What Big Teeth You Have
The Boston Museum of Science has just opened “Harry Potter: The Exhibition,” which offers “more than 200 authentic props and costumes from the Harry Potter films, all displayed in settings inspired by the film sets.” This brings up two thoughts for me.
(Shorter) What the hell does this have to do with science?
(Longer) Back in 1995-96, the same museum hosted an exhibit inspired by the Jurassic Park movie, which at least was science fiction. I volunteered as a docent on weekends, showing off small fossils and casts in the midst of the big models of Velociraptors, Triceratops, and the legs of a mechanical Tyrannosaur. (The rest of that character had been created through models and CGI, like Sam Neill.)
I remember several television monitors played endless loops of short clips from the movie and from “behind the scenes” and “the science behind the story” interviews of the sort that now show up on DVDs. In fact, I can’t help but remember those loops. Their sounds have been grooved into my brain.
Most of the items I had to show visitors were resin casts—of different dino-teeth, of a smooshed ’raptor skull, and so on. There was one real fossil, heavy as the rock it had been turned into, which I let kids hold before telling them what a coprolite was. Hee hee.
More specific memories:
- Only one visitor asked why, if real Velociraptors stood only knee high, but paleontologists have found similar species as big as the monsters in the movie (e.g., Utahraptors), why didn’t the filmmakers use the larger species? I had to explain that I hadn’t actually made the movie.

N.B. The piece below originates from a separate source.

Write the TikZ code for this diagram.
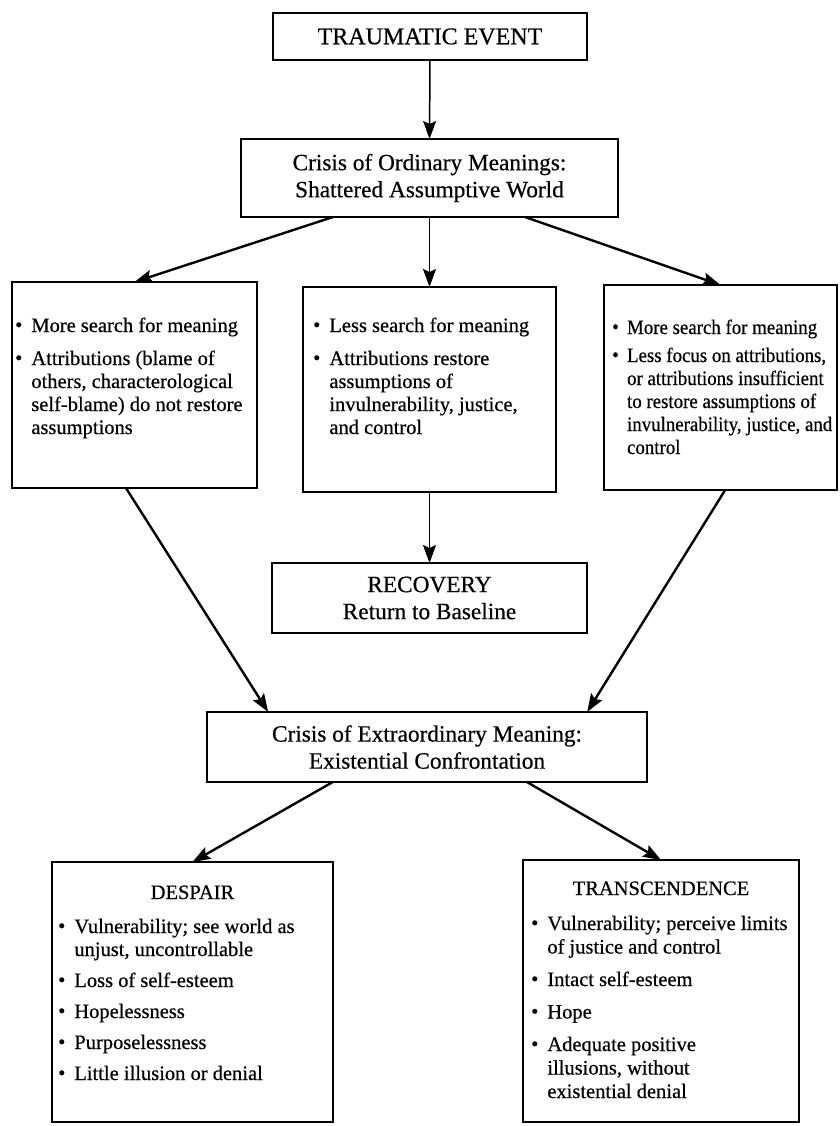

- One boy came to me in tears because he’d lost track of his mother in the crowd. I struggled to explain that there was only one way out of the room he’d seen her go in, and we were standing in that archway, so he was bound to see her again. Before I could finish, the boy did indeed spot his mother and flung himself against the back of her knees. She seemed as baffled as I was.
- One wall of the exhibit was made to look like the electrified fence in Jurassic Park, with a big DANGER sign hanging from one of the horizontal wires. If you shuffled your feet on the carpet and touched a wire, about half the time you’d produce a tiny static pop. Since lots of teenagers don’t lift their feet when they walk, more than a few ended up sparking against that fence, which was always good for a few squeals.
1 comment:
You mean there's no science to flying on broomsticks? So NOW you tell me!